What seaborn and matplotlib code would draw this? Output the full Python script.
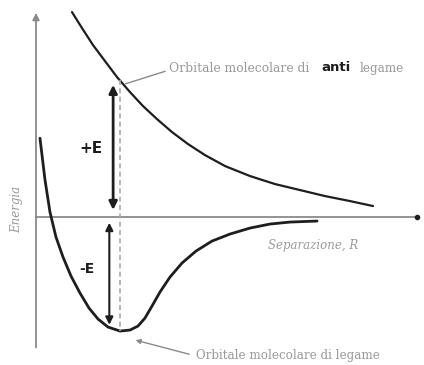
import numpy as np
import pandas as pd
import seaborn as sns
import matplotlib
matplotlib.use('Agg')
import matplotlib.pyplot as plt

# separation R and energy values
r_anti = [0.947, 1.211, 1.5, 1.816, 2.132, 2.474, 2.816, 3.184, 3.579, 4.0, 4.447, 4.974,
          5.632, 6.289, 6.947, 7.605, 8.263, 8.868]
e_anti = [5.694, 5.25, 4.778, 4.333, 3.889, 3.472, 3.083, 2.722, 2.361, 2.028, 1.722, 1.417,
          1.139, 0.917, 0.75, 0.583, 0.444, 0.306]

r_bond = [0.105, 0.237, 0.368, 0.526, 0.711, 0.921, 1.158, 1.395, 1.632, 1.895, 2.211,
          2.474, 2.684, 2.868, 3.053, 3.263, 3.526, 3.842, 4.211, 4.632, 5.105, 5.632, 6.158, 6.684, 7.395]
e_bond = [2.19, 1.033, 0.139, -0.556, -1.111, -1.639, -2.111, -2.528, -2.833, -3.056, -3.167,
          -3.139, -3.028, -2.806, -2.472, -2.083, -1.667, -1.278, -0.944, -0.667, -0.472, -0.306, -0.194, -0.139, -0.111]

r_eq = 2.21          # equilibrium separation (dashed line)
e_plus = 3.8         # antibonding level at r_eq
e_minus = -3.17      # bonding level at r_eq

anti = pd.DataFrame({'R': r_anti, 'E': e_anti})
bond = pd.DataFrame({'R': r_bond, 'E': e_bond})

sns.set_theme(style='white')
plt.rcParams['font.family'] = ['DejaVu Serif']

fig = plt.figure(figsize=(4.24, 3.65), dpi=100)
ax = fig.add_axes([0, 0, 1, 1])
ax.set_xlim(-0.947, 10.21)
ax.set_ylim(-4.11, 6.03)
ax.axis('off')

ink = '#1e1e1e'
grey = '#8a8a8a'
txt = '#9a9a9a'

# axes of the diagram
ax.annotate('', xy=(0, 5.75), xytext=(0, -3.7),
            arrowprops=dict(arrowstyle='-|>', color=grey, lw=1.3, mutation_scale=10))
ax.plot([0, 10.0], [0, 0], color=grey, lw=1.3)
ax.plot([10.03], [0], 'o', color=ink, ms=3)

# curves
sns.lineplot(data=anti, x='R', y='E', ax=ax, color=ink, lw=1.6, sort=False,
             solid_joinstyle='round', solid_capstyle='round')
sns.lineplot(data=bond, x='R', y='E', ax=ax, color=ink, lw=2.0, sort=False,
             solid_joinstyle='round', solid_capstyle='round')

# dashed equilibrium line
ax.plot([r_eq, r_eq], [e_plus, e_minus], color='#aaaaaa', lw=1.2, ls=(0, (3, 2)))

# energy arrows
ax.annotate('', xy=(r_eq - 0.18, e_plus - 0.05), xytext=(r_eq - 0.18, 0.12),
            arrowprops=dict(arrowstyle='<|-|>', color=ink, lw=2, mutation_scale=12))
ax.annotate('', xy=(r_eq - 0.28, -0.08), xytext=(r_eq - 0.28, e_minus + 0.1),
            arrowprops=dict(arrowstyle='<|-|>', color=ink, lw=1.5, mutation_scale=11))
ax.text(1.45, 1.9, '+E', fontsize=11, fontweight='bold', color=ink, ha='center', va='center',
        family=['DejaVu Sans'])
ax.text(1.35, -1.45, '-E', fontsize=10, fontweight='bold', color=ink, ha='center', va='center',
        family=['DejaVu Sans'])

# labels
ax.text(-0.5, 0.2, 'Energia', rotation=90, fontsize=8.5, style='italic', color=txt,
        ha='center', va='center')
ax.text(7.3, -0.78, 'Separazione, R', fontsize=8.5, style='italic', color=txt,
        ha='center', va='center')

ax.plot([2.35, 3.4], [3.7, 4.05], color=grey, lw=1)
ax.text(3.5, 4.12, 'Orbitale molecolare di', fontsize=8.9, color=txt, ha='left', va='center')
ax.text(7.52, 4.15, 'anti', fontsize=9.5, fontweight='bold', color=ink, ha='left', va='center',
        family=['DejaVu Sans'])
ax.text(8.52, 4.12, 'legame', fontsize=8.6, color=txt, ha='left', va='center')

ax.annotate('', xy=(2.55, -3.4), xytext=(4.1, -3.83),
            arrowprops=dict(arrowstyle='-|>', color=grey, lw=1, mutation_scale=7))
ax.text(4.2, -3.85, 'Orbitale molecolare di legame', fontsize=8.6, color=txt,
        ha='left', va='center')

plt.savefig('out.png', dpi=100)
plt.close()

**Do this**
Your task is an exact transcription of all the data, minus the pictures.

**Result**
What seaborn and matplotlib code would draw this? Output the full Python script.
import numpy as np
import pandas as pd
import seaborn as sns
import matplotlib
matplotlib.use('Agg')
import matplotlib.pyplot as plt

# separation R and energy values
r_anti = [0.947, 1.211, 1.5, 1.816, 2.132, 2.474, 2.816, 3.184, 3.579, 4.0, 4.447, 4.974,
          5.632, 6.289, 6.947, 7.605, 8.263, 8.868]
e_anti = [5.694, 5.25, 4.778, 4.333, 3.889, 3.472, 3.083, 2.722, 2.361, 2.028, 1.722, 1.417,
          1.139, 0.917, 0.75, 0.583, 0.444, 0.306]

r_bond = [0.105, 0.237, 0.368, 0.526, 0.711, 0.921, 1.158, 1.395, 1.632, 1.895, 2.211,
          2.474, 2.684, 2.868, 3.053, 3.263, 3.526, 3.842, 4.211, 4.632, 5.105, 5.632, 6.158, 6.684, 7.395]
e_bond = [2.19, 1.033, 0.139, -0.556, -1.111, -1.639, -2.111, -2.528, -2.833, -3.056, -3.167,
          -3.139, -3.028, -2.806, -2.472, -2.083, -1.667, -1.278, -0.944, -0.667, -0.472, -0.306, -0.194, -0.139, -0.111]

r_eq = 2.21          # equilibrium separation (dashed line)
e_plus = 3.8         # antibonding level at r_eq
e_minus = -3.17      # bonding level at r_eq

anti = pd.DataFrame({'R': r_anti, 'E': e_anti})
bond = pd.DataFrame({'R': r_bond, 'E': e_bond})

sns.set_theme(style='white')
plt.rcParams['font.family'] = ['DejaVu Serif']

fig = plt.figure(figsize=(4.24, 3.65), dpi=100)
ax = fig.add_axes([0, 0, 1, 1])
ax.set_xlim(-0.947, 10.21)
ax.set_ylim(-4.11, 6.03)
ax.axis('off')

ink = '#1e1e1e'
grey = '#8a8a8a'
txt = '#9a9a9a'

# axes of the diagram
ax.annotate('', xy=(0, 5.75), xytext=(0, -3.7),
            arrowprops=dict(arrowstyle='-|>', color=grey, lw=1.3, mutation_scale=10))
ax.plot([0, 10.0], [0, 0], color=grey, lw=1.3)
ax.plot([10.03], [0], 'o', color=ink, ms=3)

# curves
sns.lineplot(data=anti, x='R', y='E', ax=ax, color=ink, lw=1.6, sort=False,
             solid_joinstyle='round', solid_capstyle='round')
sns.lineplot(data=bond, x='R', y='E', ax=ax, color=ink, lw=2.0, sort=False,
             solid_joinstyle='round', solid_capstyle='round')

# dashed equilibrium line
ax.plot([r_eq, r_eq], [e_plus, e_minus], color='#aaaaaa', lw=1.2, ls=(0, (3, 2)))

# energy arrows
ax.annotate('', xy=(r_eq - 0.18, e_plus - 0.05), xytext=(r_eq - 0.18, 0.12),
            arrowprops=dict(arrowstyle='<|-|>', color=ink, lw=2, mutation_scale=12))
ax.annotate('', xy=(r_eq - 0.28, -0.08), xytext=(r_eq - 0.28, e_minus + 0.1),
            arrowprops=dict(arrowstyle='<|-|>', color=ink, lw=1.5, mutation_scale=11))
ax.text(1.45, 1.9, '+E', fontsize=11, fontweight='bold', color=ink, ha='center', va='center',
        family=['DejaVu Sans'])
ax.text(1.35, -1.45, '-E', fontsize=10, fontweight='bold', color=ink, ha='center', va='center',
        family=['DejaVu Sans'])

# labels
ax.text(-0.5, 0.2, 'Energia', rotation=90, fontsize=8.5, style='italic', color=txt,
        ha='center', va='center')
ax.text(7.3, -0.78, 'Separazione, R', fontsize=8.5, style='italic', color=txt,
        ha='center', va='center')

ax.plot([2.35, 3.4], [3.7, 4.05], color=grey, lw=1)
ax.text(3.5, 4.12, 'Orbitale molecolare di', fontsize=8.9, color=txt, ha='left', va='center')
ax.text(7.52, 4.15, 'anti', fontsize=9.5, fontweight='bold', color=ink, ha='left', va='center',
        family=['DejaVu Sans'])
ax.text(8.52, 4.12, 'legame', fontsize=8.6, color=txt, ha='left', va='center')

ax.annotate('', xy=(2.55, -3.4), xytext=(4.1, -3.83),
            arrowprops=dict(arrowstyle='-|>', color=grey, lw=1, mutation_scale=7))
ax.text(4.2, -3.85, 'Orbitale molecolare di legame', fontsize=8.6, color=txt,
        ha='left', va='center')

plt.savefig('out.png', dpi=100)
plt.close()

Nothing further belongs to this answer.